Il est bien sûr possible d'opposer sur des bases philosophiques le rejet trotskyste de l'impératif catégorique de Kant comme étant le point de départ pour évaluer la légitimité politique de telle ou telle action. Parmi les opposants les plus convaincus de Trotsky, on trouve le philosophe américain John Dewey. Mais il ne serait jamais venu à l'esprit de Dewey, un homme d'une grande intégrité intellectuelle, de décrire Trotsky comme un «monstre moral».

C'eût été sans importance et éthiquement impossible d'être le président d'une commission établie pour enquêter sur les accusations du régime stalinien à l'endroit de Trotsky si ce dernier était, par l'authentique nature de sa vie politique, un criminel moral. Bien qu'il était en désaccord avec la vision marxiste du monde, Dewey comprenait très bien que des questions de grands principes étaient en jeu dans la défense de la réputation de Trotsky, c'est-à-dire de son «honneur révolutionnaire», contre des accusations fausses et sans fondement. Une telle finesse morale, sans mentionner son intégrité personnelle, est très loin de l'horizon intellectuel de M. Dalrymple.

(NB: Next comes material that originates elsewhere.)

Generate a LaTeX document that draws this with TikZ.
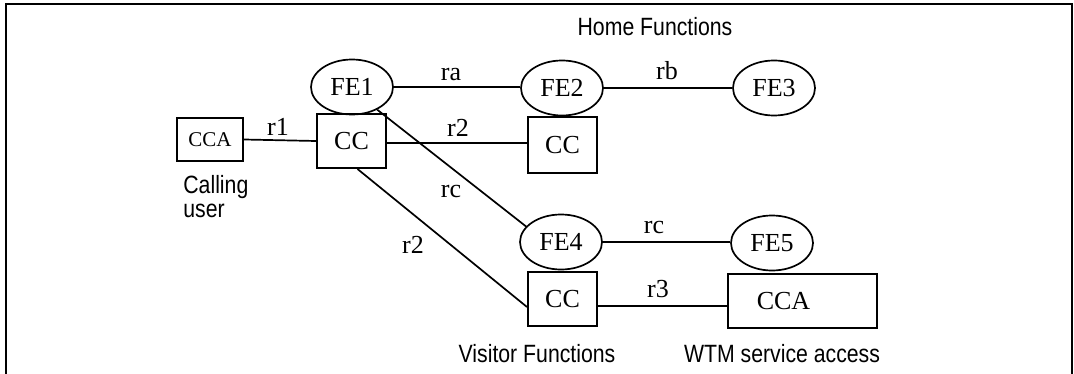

Finalement, le journaliste oublie de nous dire qui, parmi les leaders de la bourgeoisie d'alors ou d'aujourd'hui, il désigne comme modèle de moralité. Peut-être Winston Churchill, qui a envoyé des dizaines de milliers de jeunes se faire tuer pendant la Première Guerre mondiale et qui a sanctionné l'utilisation de gaz toxiques contre les insurgés irakiens dans les années 1920? Ou le Président Harry Truman, qui a donné l'ordre pour le lancement de deux bombes atomiques il y a 60 ans sur les villes sans défenses d'Hiroshima et de Nagasaki, éliminant près de 200 000 vies humaines? Ou, de façon plus contemporaine, le premier ministre Tony Blair, recourant à des mensonges éhontés, pour conduire son pays dans une guerre qui a coûté la vie de dizaines de milliers de personnes?

Nous attendons, sans être trop impatient, la réponse de M. Dalrymple.

Notes:

1. Comment vaincre le fascisme (Éditions de la Passion, 1993) p. 230.

2. Selected Writings, Volume 2, 1927-1934 (Cambridge, MA: Harvard University Press, 2001), p. 477.

3. Great Lives Observed: Trotsky (Englewood Cliffs, NJ: Prentice-Hall, 1973), p. 1.